For this area I chose two Soft Touch pines to flank the walk that leads to the steps and the vegetable garden. To frame the path to the front door, I picked two boxwoods. What was I thinking?

First of all, boxwood doesn’t do all that well around here. It always looks fantastic in those winter photos in The English Garden magazine…the neatly clipped round shrubs dusted with snow are lovely. But on Cape Cod these plants are either an ugly winter-burned orange color or are buried under piles of frozen precipitation. No light dustings of snowflakes here.

So I ask again: What was I thinking?

I guess I was thinking that I’d moved to Great Britain.

The boxwood that is closest to the driveway has been covered with a snow bank for about four weeks. Squashed is probably a better description. On the other side of the walkway the second boxwood remains fairly attractive. We’ll see how long the green foliage lasts when the temperatures dip into the single digits this weekend.

Gardeners and non-gardeners alike, sometimes we act on what we know to be true, and in other instances we proceed based on what we wish were true.

See that tiny boxwood on the right of the path? The other one is under that snow bank on the left. It got smashed by a similar load of snow last year and I foolishly thought I could revive it...yes, it lived and was lopsided all last summer. Now it is buried again and is undoubtedly more lopsided than before.

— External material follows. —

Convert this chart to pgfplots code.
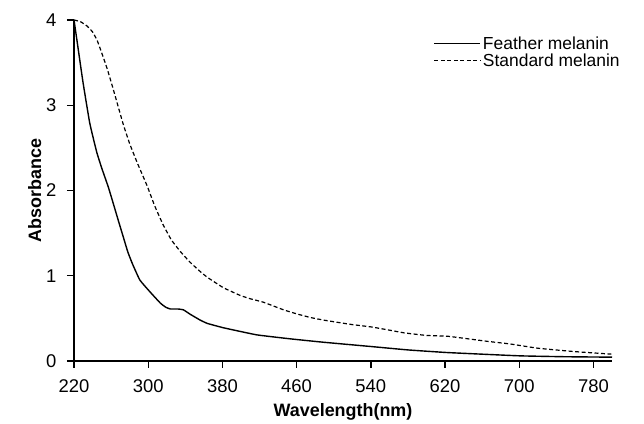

4 Responses to “A Tale of Two Boxwoods”

  1. 1
    Laurrie:

    It’s so hard to design anything to soften the edges of a driveway or walk in New England. There is always the snowplow issue. When I see magazine photos of lovely woody plantings surrounding an entrance or near a mailbox or at the edge of the drive, I always think “but where do you put the snow?” It’s discouraging to design your garden around two months of the year. Your poor, poor boxwood!

  2. 2
    CL Fornari:

    Yes, Laurrie! When I first moved here I had this great vision of placing some very large hypertufa troughs along the edge between this entry garden and the driveway. What a perfect way to make the transition from asphalt to garden, I thought. And then I thought again. What would the snow plow do to those hypertufa troughs after the first heavy snow? Ram right into them, of course! Oh well….

  3. 3
    Lois de Vries:

    My live-in snow-blower guy is also my live-in garden laborer. Every time I go to plant something “too close” to the driveway in summer, he reminds me that THAT’S where he pushes the snow in January and February. Thank goodness for spouses who fail to be dazzled by our brilliant design ideas!

  4. 4
    Forest Keeper:

    Well, as far as driveways go, it seems like perennials are always a safe bet. Ornamental grasses might offer some winter interest as well ( at least until the plow comes along to smash them down).
    As one who does plow in the winter, can I offer this bit of advice? Driveway markers are so helpful! It is so unfortunate when you think you know where the edge of the driveway is, only to roll up a good chunk of sod along the way. OUCH!! Of coarse I always go back in the Spring to fix it up, but I’ve started asking all of my clients that don’t already use these things if I can put some in for them.